What you need to do –
Leave out the pictures, and retype only the lines from the beginning of the material through the line that contains "City Contact - Sacramento", including both.
····················
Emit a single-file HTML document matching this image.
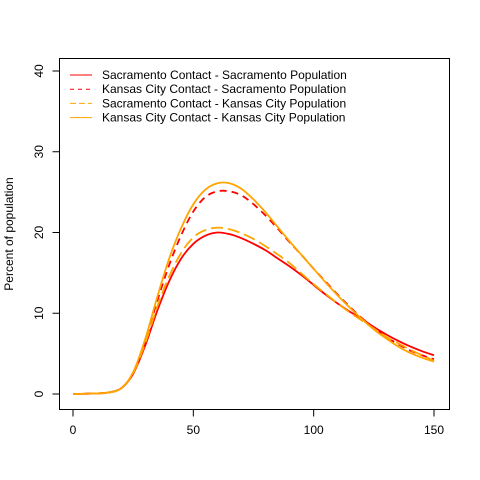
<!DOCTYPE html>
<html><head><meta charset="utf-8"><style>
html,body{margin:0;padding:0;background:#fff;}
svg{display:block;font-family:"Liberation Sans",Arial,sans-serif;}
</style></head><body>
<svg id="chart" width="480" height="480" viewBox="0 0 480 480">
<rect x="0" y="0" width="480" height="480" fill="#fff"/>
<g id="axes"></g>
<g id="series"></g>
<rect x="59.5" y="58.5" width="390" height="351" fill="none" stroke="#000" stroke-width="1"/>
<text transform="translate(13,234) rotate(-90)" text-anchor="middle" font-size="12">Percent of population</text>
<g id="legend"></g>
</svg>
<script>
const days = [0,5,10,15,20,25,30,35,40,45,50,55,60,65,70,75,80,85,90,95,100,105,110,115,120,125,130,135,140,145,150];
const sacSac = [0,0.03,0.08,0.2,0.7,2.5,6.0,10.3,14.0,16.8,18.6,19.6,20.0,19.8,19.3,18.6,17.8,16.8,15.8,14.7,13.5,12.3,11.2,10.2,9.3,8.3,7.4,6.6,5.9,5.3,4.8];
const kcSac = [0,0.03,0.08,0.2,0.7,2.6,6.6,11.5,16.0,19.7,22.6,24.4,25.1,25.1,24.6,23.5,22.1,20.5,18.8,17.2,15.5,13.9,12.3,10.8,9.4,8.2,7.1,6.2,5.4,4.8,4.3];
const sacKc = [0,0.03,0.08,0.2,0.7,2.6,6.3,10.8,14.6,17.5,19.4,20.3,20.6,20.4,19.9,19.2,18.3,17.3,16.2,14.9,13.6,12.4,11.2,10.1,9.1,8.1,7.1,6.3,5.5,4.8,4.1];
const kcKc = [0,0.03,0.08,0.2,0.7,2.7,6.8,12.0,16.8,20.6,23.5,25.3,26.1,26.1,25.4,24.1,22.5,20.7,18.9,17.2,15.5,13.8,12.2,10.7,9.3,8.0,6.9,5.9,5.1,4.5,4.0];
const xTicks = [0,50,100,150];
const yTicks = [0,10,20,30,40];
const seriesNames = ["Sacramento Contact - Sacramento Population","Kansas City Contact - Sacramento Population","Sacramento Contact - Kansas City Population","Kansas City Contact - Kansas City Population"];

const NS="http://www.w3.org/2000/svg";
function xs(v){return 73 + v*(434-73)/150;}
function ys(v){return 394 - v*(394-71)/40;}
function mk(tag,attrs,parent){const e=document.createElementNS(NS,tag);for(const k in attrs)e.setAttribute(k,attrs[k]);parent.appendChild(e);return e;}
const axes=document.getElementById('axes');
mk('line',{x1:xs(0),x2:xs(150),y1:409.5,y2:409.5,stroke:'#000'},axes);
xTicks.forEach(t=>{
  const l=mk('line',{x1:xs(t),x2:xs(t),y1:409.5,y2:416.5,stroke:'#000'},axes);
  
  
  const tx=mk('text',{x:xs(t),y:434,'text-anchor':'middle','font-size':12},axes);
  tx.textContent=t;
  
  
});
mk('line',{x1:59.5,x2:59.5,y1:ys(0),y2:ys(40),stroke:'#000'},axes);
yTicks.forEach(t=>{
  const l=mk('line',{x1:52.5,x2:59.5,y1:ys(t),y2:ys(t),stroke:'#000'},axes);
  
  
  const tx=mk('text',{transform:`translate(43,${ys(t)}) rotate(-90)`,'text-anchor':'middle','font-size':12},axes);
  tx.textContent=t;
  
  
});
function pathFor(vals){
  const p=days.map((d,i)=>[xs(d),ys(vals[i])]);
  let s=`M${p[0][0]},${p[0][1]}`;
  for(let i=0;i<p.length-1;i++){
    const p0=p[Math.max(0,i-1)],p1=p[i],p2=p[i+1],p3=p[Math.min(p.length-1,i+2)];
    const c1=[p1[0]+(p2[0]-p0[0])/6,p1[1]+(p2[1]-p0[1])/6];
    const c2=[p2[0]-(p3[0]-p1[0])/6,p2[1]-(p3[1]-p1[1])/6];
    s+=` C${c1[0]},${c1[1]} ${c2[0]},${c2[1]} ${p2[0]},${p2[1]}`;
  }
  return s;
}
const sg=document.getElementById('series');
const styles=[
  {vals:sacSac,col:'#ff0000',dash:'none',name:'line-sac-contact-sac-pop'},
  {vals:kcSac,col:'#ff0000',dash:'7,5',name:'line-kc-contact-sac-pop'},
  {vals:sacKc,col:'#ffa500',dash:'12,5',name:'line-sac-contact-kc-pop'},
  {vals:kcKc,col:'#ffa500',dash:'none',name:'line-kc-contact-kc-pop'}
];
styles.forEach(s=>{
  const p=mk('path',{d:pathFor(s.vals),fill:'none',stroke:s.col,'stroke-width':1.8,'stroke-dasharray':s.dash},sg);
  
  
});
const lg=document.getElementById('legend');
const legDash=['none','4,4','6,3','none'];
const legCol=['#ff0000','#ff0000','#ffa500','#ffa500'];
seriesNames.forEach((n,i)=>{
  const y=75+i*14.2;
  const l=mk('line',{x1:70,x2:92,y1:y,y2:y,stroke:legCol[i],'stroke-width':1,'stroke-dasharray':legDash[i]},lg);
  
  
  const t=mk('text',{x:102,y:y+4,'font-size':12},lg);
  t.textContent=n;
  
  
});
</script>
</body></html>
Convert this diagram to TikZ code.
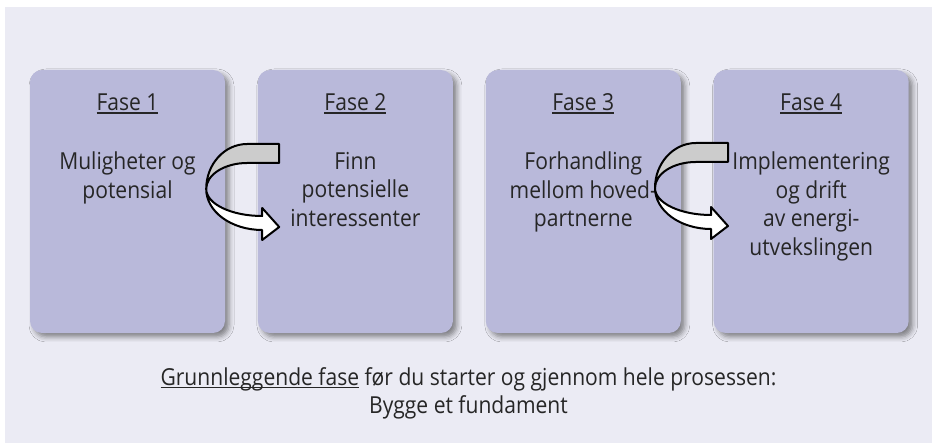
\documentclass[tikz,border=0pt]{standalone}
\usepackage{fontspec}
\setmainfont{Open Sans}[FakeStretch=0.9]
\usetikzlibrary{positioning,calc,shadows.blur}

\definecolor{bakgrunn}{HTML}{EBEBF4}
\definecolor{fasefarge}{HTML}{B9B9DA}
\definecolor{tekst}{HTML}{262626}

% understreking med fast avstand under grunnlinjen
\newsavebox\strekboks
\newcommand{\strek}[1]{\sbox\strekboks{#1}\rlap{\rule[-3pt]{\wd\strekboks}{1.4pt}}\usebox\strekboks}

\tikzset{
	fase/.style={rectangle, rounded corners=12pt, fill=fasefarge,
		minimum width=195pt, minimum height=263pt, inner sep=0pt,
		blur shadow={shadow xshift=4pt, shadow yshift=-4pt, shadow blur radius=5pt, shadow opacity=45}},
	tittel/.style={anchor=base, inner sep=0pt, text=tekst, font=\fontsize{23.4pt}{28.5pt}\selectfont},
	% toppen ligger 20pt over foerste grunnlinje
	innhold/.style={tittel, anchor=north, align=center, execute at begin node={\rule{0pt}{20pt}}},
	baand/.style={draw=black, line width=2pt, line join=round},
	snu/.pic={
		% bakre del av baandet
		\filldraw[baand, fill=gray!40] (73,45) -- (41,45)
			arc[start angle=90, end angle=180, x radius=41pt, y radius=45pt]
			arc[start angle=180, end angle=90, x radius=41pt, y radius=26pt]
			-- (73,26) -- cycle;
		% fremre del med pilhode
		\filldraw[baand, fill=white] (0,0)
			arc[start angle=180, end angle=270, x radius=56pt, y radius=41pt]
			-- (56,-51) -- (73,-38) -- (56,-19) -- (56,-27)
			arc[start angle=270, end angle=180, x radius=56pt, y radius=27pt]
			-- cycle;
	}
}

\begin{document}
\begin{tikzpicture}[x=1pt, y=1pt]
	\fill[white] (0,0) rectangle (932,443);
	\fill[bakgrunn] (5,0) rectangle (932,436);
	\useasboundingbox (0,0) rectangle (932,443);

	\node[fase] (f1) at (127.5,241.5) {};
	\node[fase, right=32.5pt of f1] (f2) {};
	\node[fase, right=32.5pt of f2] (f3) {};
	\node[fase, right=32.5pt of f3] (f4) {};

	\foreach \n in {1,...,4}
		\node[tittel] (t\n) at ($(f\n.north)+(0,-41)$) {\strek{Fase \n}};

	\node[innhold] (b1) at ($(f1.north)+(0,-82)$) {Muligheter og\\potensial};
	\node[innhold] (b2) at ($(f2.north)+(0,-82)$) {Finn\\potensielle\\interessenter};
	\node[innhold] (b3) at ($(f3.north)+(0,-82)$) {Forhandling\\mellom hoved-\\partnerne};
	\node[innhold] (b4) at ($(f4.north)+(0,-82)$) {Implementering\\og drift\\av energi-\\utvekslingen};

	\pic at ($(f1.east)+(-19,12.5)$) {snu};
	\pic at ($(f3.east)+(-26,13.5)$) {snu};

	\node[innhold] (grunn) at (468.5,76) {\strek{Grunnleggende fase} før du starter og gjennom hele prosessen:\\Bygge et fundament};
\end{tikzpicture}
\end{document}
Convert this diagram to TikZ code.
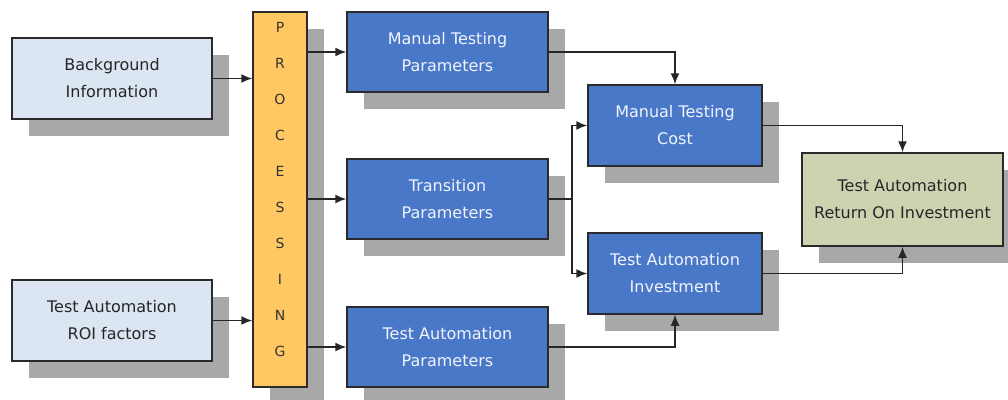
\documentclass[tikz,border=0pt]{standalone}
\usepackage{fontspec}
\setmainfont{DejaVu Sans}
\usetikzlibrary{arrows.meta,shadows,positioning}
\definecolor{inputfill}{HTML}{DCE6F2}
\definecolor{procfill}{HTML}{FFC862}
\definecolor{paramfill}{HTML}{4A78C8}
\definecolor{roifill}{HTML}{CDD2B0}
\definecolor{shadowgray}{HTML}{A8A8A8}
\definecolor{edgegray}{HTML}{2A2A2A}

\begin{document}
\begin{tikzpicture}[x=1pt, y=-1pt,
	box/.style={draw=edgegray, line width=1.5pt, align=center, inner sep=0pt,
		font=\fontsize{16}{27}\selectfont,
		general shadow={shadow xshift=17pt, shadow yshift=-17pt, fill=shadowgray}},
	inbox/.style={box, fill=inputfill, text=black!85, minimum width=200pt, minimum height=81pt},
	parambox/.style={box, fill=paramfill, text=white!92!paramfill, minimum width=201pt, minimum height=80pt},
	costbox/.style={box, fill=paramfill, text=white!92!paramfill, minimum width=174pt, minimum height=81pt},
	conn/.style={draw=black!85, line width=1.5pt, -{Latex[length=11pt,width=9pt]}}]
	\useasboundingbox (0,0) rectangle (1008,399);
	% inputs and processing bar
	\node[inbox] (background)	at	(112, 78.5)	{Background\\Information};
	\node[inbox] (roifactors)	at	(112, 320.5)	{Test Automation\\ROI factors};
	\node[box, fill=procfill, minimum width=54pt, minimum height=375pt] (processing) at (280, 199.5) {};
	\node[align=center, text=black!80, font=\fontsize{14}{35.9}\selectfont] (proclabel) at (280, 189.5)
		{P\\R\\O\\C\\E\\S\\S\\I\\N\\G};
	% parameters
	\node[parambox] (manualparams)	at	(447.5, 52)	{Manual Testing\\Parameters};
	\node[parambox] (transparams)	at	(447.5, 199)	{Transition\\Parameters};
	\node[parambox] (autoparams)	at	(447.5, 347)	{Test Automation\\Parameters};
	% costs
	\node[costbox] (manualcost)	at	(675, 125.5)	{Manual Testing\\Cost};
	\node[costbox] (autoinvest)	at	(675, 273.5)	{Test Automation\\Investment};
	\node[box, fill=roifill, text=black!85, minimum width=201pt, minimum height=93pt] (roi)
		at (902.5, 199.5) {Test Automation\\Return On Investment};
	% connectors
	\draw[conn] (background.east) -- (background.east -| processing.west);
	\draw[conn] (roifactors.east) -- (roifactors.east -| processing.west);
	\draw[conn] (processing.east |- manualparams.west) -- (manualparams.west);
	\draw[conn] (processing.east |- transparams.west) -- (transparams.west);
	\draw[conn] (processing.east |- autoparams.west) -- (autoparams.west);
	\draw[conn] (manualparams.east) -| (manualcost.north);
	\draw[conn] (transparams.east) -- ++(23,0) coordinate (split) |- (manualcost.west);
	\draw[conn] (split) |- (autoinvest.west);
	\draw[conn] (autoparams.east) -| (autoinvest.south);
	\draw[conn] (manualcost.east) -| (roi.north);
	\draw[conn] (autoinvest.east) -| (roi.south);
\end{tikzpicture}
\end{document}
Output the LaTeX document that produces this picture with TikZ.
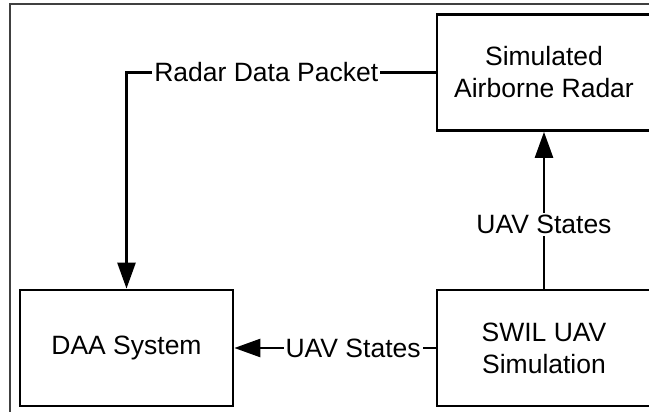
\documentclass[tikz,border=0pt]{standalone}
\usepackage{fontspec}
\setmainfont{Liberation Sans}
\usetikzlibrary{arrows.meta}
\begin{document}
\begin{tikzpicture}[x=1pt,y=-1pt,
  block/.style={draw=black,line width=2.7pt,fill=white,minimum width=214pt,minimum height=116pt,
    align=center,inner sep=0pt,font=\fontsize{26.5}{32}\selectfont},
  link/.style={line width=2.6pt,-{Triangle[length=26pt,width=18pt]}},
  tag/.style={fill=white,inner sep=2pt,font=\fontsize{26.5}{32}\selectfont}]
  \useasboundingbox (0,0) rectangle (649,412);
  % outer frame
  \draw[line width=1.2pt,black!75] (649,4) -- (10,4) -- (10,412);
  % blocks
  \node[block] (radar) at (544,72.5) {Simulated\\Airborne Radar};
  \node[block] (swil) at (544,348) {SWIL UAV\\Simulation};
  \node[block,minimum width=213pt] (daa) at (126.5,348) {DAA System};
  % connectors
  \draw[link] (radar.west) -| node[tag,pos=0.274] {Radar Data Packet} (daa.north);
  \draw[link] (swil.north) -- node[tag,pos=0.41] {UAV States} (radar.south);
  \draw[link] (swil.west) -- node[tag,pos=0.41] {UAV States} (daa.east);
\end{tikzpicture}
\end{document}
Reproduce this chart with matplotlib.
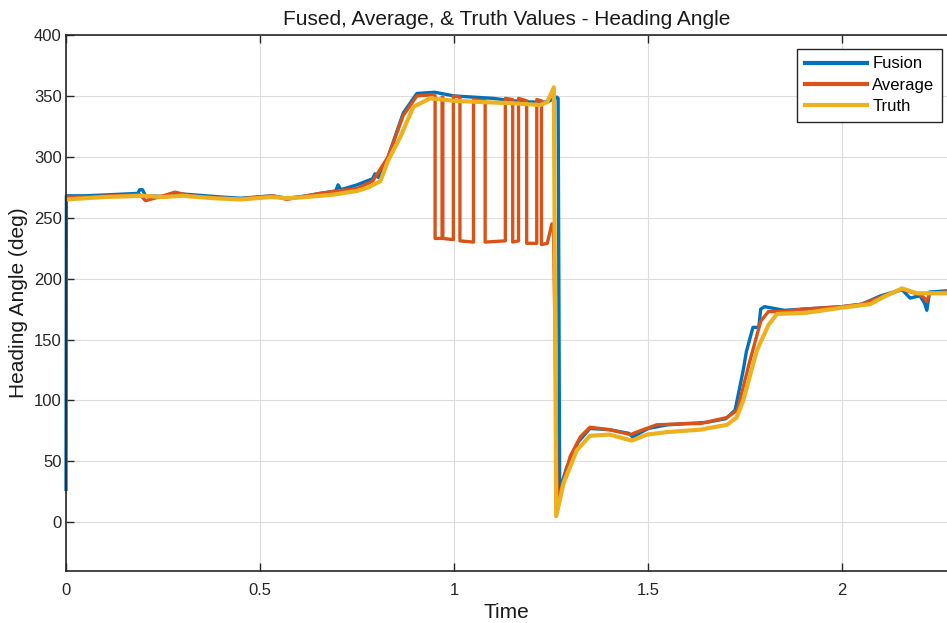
····················
Written solution –
Emit a single-file HTML document matching this image.
<!DOCTYPE html>
<html><head><meta charset="utf-8"><style>
html,body{margin:0;padding:0;background:#fff;}
svg{display:block;font-family:"Liberation Sans",Arial,sans-serif;}
</style></head><body>
<svg id="chart" width="480" height="480" viewBox="0 0 480 480">
<rect x="0" y="0" width="480" height="480" fill="#fff"/>
<g id="axes"></g>
<g id="series"></g>
<rect x="59.5" y="58.5" width="390" height="351" fill="none" stroke="#000" stroke-width="1"/>
<text transform="translate(13,234) rotate(-90)" text-anchor="middle" font-size="12">Percent of population</text>
<g id="legend"></g>
</svg>
<script>
const days = [0,5,10,15,20,25,30,35,40,45,50,55,60,65,70,75,80,85,90,95,100,105,110,115,120,125,130,135,140,145,150];
const sacSac = [0,0.03,0.08,0.2,0.7,2.5,6.0,10.3,14.0,16.8,18.6,19.6,20.0,19.8,19.3,18.6,17.8,16.8,15.8,14.7,13.5,12.3,11.2,10.2,9.3,8.3,7.4,6.6,5.9,5.3,4.8];
const kcSac = [0,0.03,0.08,0.2,0.7,2.6,6.6,11.5,16.0,19.7,22.6,24.4,25.1,25.1,24.6,23.5,22.1,20.5,18.8,17.2,15.5,13.9,12.3,10.8,9.4,8.2,7.1,6.2,5.4,4.8,4.3];
const sacKc = [0,0.03,0.08,0.2,0.7,2.6,6.3,10.8,14.6,17.5,19.4,20.3,20.6,20.4,19.9,19.2,18.3,17.3,16.2,14.9,13.6,12.4,11.2,10.1,9.1,8.1,7.1,6.3,5.5,4.8,4.1];
const kcKc = [0,0.03,0.08,0.2,0.7,2.7,6.8,12.0,16.8,20.6,23.5,25.3,26.1,26.1,25.4,24.1,22.5,20.7,18.9,17.2,15.5,13.8,12.2,10.7,9.3,8.0,6.9,5.9,5.1,4.5,4.0];
const xTicks = [0,50,100,150];
const yTicks = [0,10,20,30,40];
const seriesNames = ["Sacramento Contact - Sacramento Population","Kansas City Contact - Sacramento Population","Sacramento Contact - Kansas City Population","Kansas City Contact - Kansas City Population"];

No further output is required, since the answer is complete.